プロフェッショナルな診断では、以下の体系的なアプローチを採用します:

  • OBD2スキャンツールを使用したコード確認とフリーズフレームデータの解析
  • 燃料タンクキャップの締め付けトルク確認とOリングの状態検査
  • 煙発生機を使用したEVAPシステムのリークテスト
  • 各ホース接続部の目視検査と物理的損傷の確認
  • パージバルブとベントバルブの作動テスト
  • チャコールキャニスターの機能検査と汚染状態の確認

修理方法と交換部品の選択

診断結果に基づいた適切な修理方法:

  • 燃料タンクキャップの交換:純正部品またはOEM同等品の使用が推奨
  • 損傷ホースの交換:耐燃料性の専用ホースを使用
  • 故障バルブの交換:純正バルブまたは互換性のあるリプレースメントパーツ
  • チャコールキャニスターの交換:吸着能力が低下した場合
  • 配線修理:断線やコネクター不良の修正

修理後の確認とリセット手順

修理完了後は、以下の確認作業を実施します:

  • すべての接続部の再確認と締め付けトルクの適正化
  • OBD2スキャンツールを使用したコードクリア
  • ドライブサイクルテストによるモニター完了確認
  • リーク検出テストの再実行とシステム完全性の確認
  • エンジンチェックランプの消灯確認と再発防止のための最終検査

予防保守と長期的な対策

定期的なメンテナンスの重要性

P1457コードの再発を防止するためには、定期的なEVAPシステムのメンテナンスが不可欠です。
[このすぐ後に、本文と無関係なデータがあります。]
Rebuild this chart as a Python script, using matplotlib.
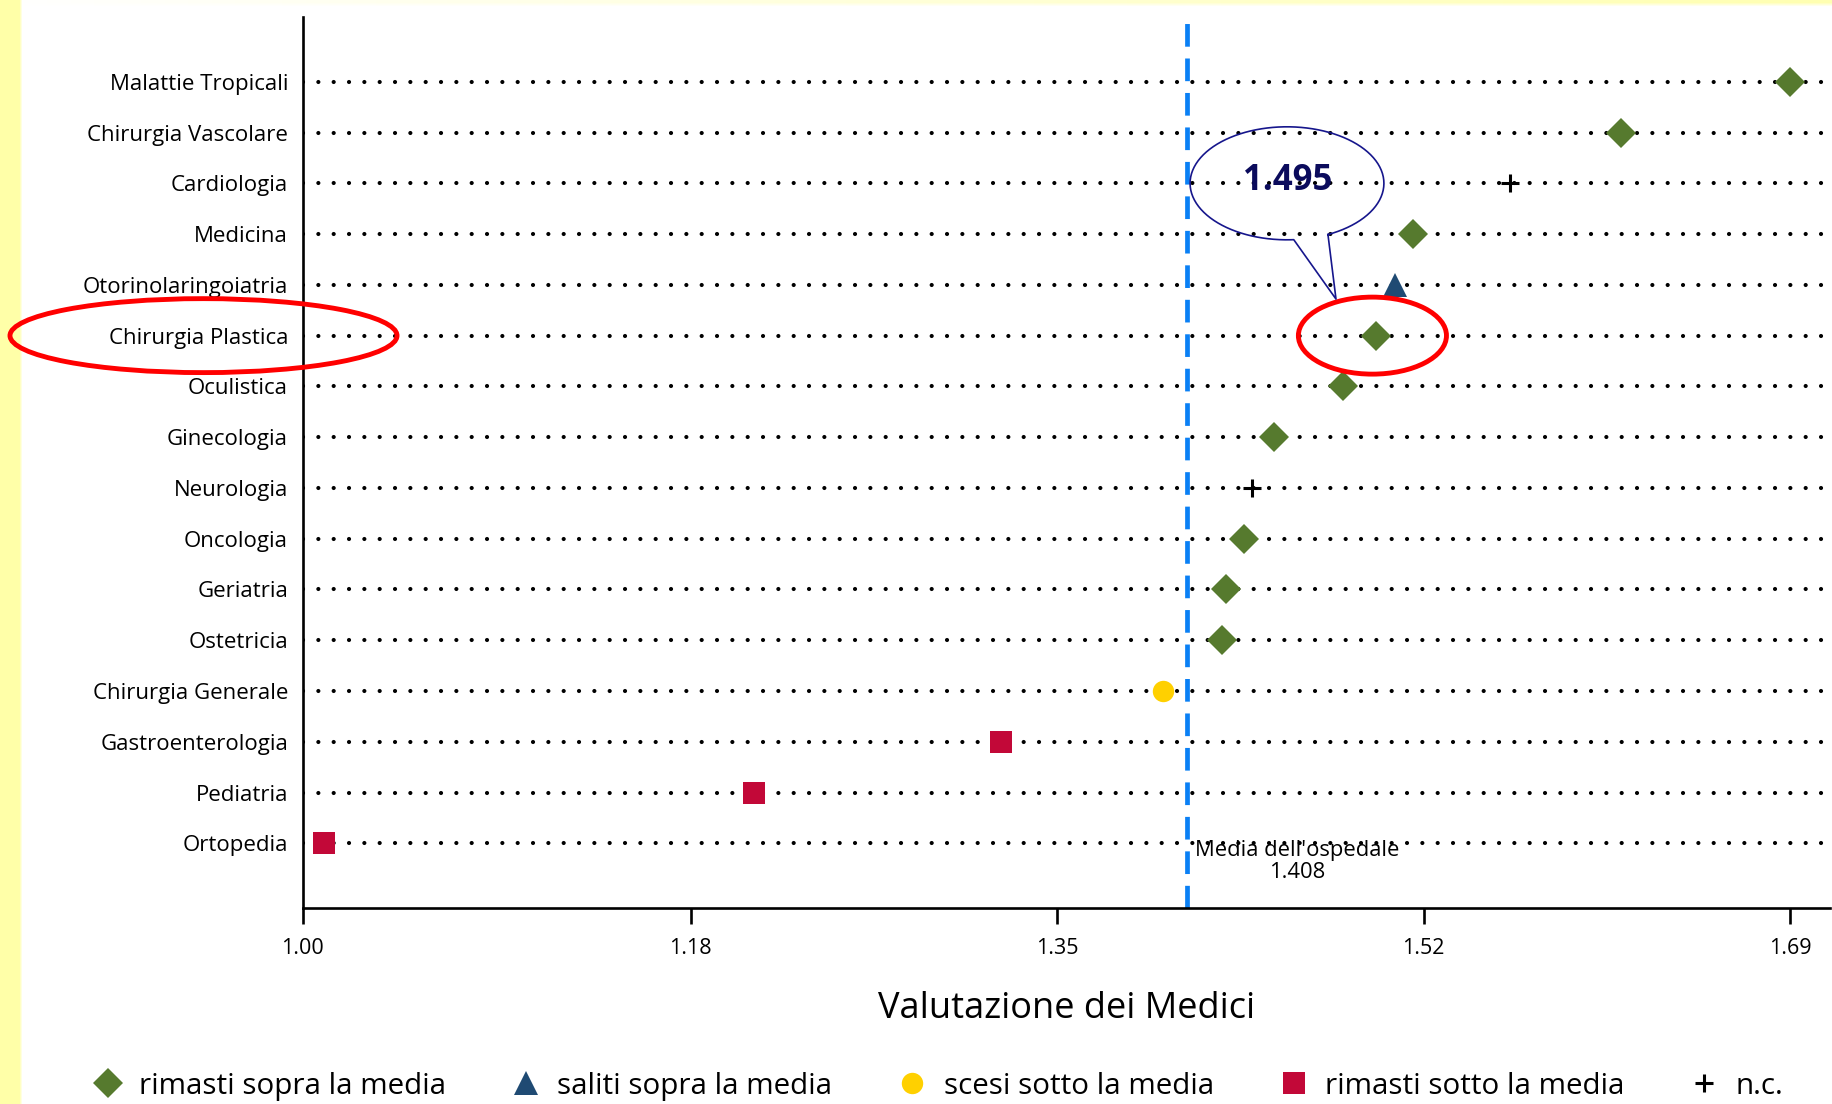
"""
Valutazione dei Medici per reparto: dot plot con media dell'ospedale.
"""
import numpy as np
import matplotlib
matplotlib.use("Agg")
import matplotlib.pyplot as plt
from matplotlib.patches import Ellipse

reparti = ["Malattie Tropicali", "Chirurgia Vascolare", "Cardiologia", "Medicina",
           "Otorinolaringoiatria", "Chirurgia Plastica", "Oculistica", "Ginecologia",
           "Neurologia", "Oncologia", "Geriatria", "Ostetricia", "Chirurgia Generale",
           "Gastroenterologia", "Pediatria", "Ortopedia"]
valori = [1.686, 1.608, 1.557, 1.512, 1.504, 1.495, 1.480, 1.448,
          1.438, 1.434, 1.426, 1.424, 1.397, 1.322, 1.208, 1.010]
gruppi = ["sopra", "sopra", "nc", "sopra", "saliti", "sopra", "sopra", "sopra",
          "nc", "sopra", "sopra", "sopra", "scesi", "sotto", "sotto", "sotto"]
media = 1.408
x_ticks = [1.00, 1.179, 1.348, 1.517, 1.686]
evidenziato = "Chirurgia Plastica"

ordine_legenda = ["sopra", "saliti", "scesi", "sotto", "nc"]
etichette = {"sopra": "rimasti sopra la media", "saliti": "saliti sopra la media",
             "scesi": "scesi sotto la media", "sotto": "rimasti sotto la media",
             "nc": "n.c."}
stili = {"sopra": dict(marker="D", color="#567A2E", ms=14.8),
         "saliti": dict(marker="^", color="#1F4A73", ms=17),
         "scesi": dict(marker="o", color="#FFD000", ms=15.4),
         "sotto": dict(marker="s", color="#C20838", ms=15.7),
         "nc": dict(marker="+", color="black", ms=13, mew=2.2)}


def sfondo(fig):
    # bordo giallo della slide
    W, H = 1832, 1104
    xx, yy = np.meshgrid(np.arange(W), np.arange(H))
    left = np.clip((22 - xx) / 3.0, 0, 1)
    top = np.clip((6 - yy) / 4.0, 0, 1) * (xx / W) * 0.9
    k = np.maximum(left, top)[..., None]
    yellow = np.array([1.0, 1.0, 0.66])
    img = (1 - k) * np.ones(3) + k * yellow
    bg = fig.add_axes([0, 0, 1, 1], zorder=-10)
    bg.imshow(img, aspect="auto", interpolation="nearest")
    bg.axis("off")


def main():
    plt.rcParams["font.family"] = ["Open Sans", "DejaVu Sans"]
    fig = plt.figure(figsize=(18.32, 11.04), dpi=100)
    sfondo(fig)
    ax = fig.add_axes([0.16517, 0.17726, 0.8337, 0.80689])
    ax.set_facecolor("none")

    n = len(reparti)
    pos = {r: n - 1 - i for i, r in enumerate(reparti)}

    # righe tratteggiate a puntini
    for r in reparti:
        ax.axhline(pos[r], color="black", lw=3.0, linestyle=(0, (0.01, 3.67)),
                   dash_capstyle="round", zorder=3)

    ax.axvline(media, color="#0A80F5", lw=3.4, linestyle=(0, (4.8, 2.5)), zorder=2)

    handles = {}
    for g in ordine_legenda:
        xs = [v for v, gg in zip(valori, gruppi) if gg == g]
        ys = [pos[r] for r, gg in zip(reparti, gruppi) if gg == g]
        st = dict(stili[g])
        h, = ax.plot(xs, ys, linestyle="none", marker=st.pop("marker"),
                     color=st.pop("color"), markersize=st.pop("ms"),
                     markeredgewidth=st.pop("mew", 0), label=etichette[g], zorder=4)
        handles[g] = h

    ax.text(media + 0.0035, -0.36, f"Media dell'ospedale\n{media:.3f}",
            ha="left", va="center", multialignment="center", fontsize=15.8,
            linespacing=1.05, zorder=5)

    # evidenziazione
    yp = pos[evidenziato]
    vp = valori[reparti.index(evidenziato)]
    ax.add_patch(Ellipse((vp - 0.0016, yp), 0.0683, 1.517, fill=False,
                         ec="#FF0000", lw=3.5, zorder=6))
    ax.add_patch(Ellipse((0.9543, yp), 0.1785, 1.457, fill=False, ec="#FF0000",
                         lw=3.5, zorder=6, clip_on=False))

    # fumetto con il valore
    cx, cy, a, b = vp - 0.041, yp + 3.0, 0.0447, 1.113
    t = np.radians(np.linspace(-65, 274, 200))
    px = list(cx + a * np.cos(t)) + [vp - 0.0184, cx + a * np.cos(np.radians(-65))]
    py = list(cy + b * np.sin(t)) + [yp + 0.72, cy + b * np.sin(np.radians(-65))]
    ax.plot(px, py, color="#16168C", lw=1.2, zorder=6)
    ax.text(cx + 0.0003, cy + 0.04, f"{vp:.3f}", ha="center", va="center",
            fontsize=25, fontweight="bold", color="#0B0B5C", zorder=7)

    ax.set_xlim(1.0, 1.7044)
    ax.set_ylim(-1.28, 16.266)
    ax.set_yticks([pos[r] for r in reparti])
    ax.set_yticklabels(reparti)
    ax.set_xticks(x_ticks)
    ax.set_xticklabels([f"{v:.2f}" for v in x_ticks])
    ax.tick_params(axis="y", length=0, pad=10.5, labelsize=16)
    ax.tick_params(axis="x", length=11.3, width=1.9, pad=10, labelsize=15.5)
    for s in ["top", "right"]:
        ax.spines[s].set_visible(False)
    for s in ["left", "bottom"]:
        ax.spines[s].set_linewidth(1.9)
    ax.set_xlabel("Valutazione dei Medici", fontsize=26, labelpad=23)

    fig.legend([handles[g] for g in ordine_legenda],
               [etichette[g] for g in ordine_legenda],
               loc="center left", bbox_to_anchor=(92.9 / 1832, 0.016), ncol=5,
               frameon=False, fontsize=21.3, handlelength=1.0, handletextpad=0.56,
               columnspacing=2.2, borderpad=0, borderaxespad=0)

    fig.savefig("out.png", dpi=100)


if __name__ == "__main__":
    main()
推奨される予防措置:

  • 燃料タンクキャップの定期的な交換(2年または40,000kmごと)
  • EVAPシステムホースの経年劣化検査
  • 定期的なOBD2スキャンによる早期問題検出
  • チャコールキャニスターの交換時期の遵守

DIY修理の限界と専門家への相談タイミング

燃料タンクキャップの交換や簡単なホース交換はDIY可能ですが、以下の場合は専門の整備工場への相談を推奨します:

  • 煙テストなどの専門工具が必要な場合
  • 燃料タンク自体の損傷が疑われる場合
  • ECU関連の電気的問題が関与している場合
  • 複数のEVAPコードが同時に発生している場合

マツダ車のP1457コードは、早期発見・早期修理により重大な問題に発展する前に解決可能です。適切な診断と品質の高い部品を使用した修理により、EVAPシステムの機能回復と環境性能の維持が達成できます。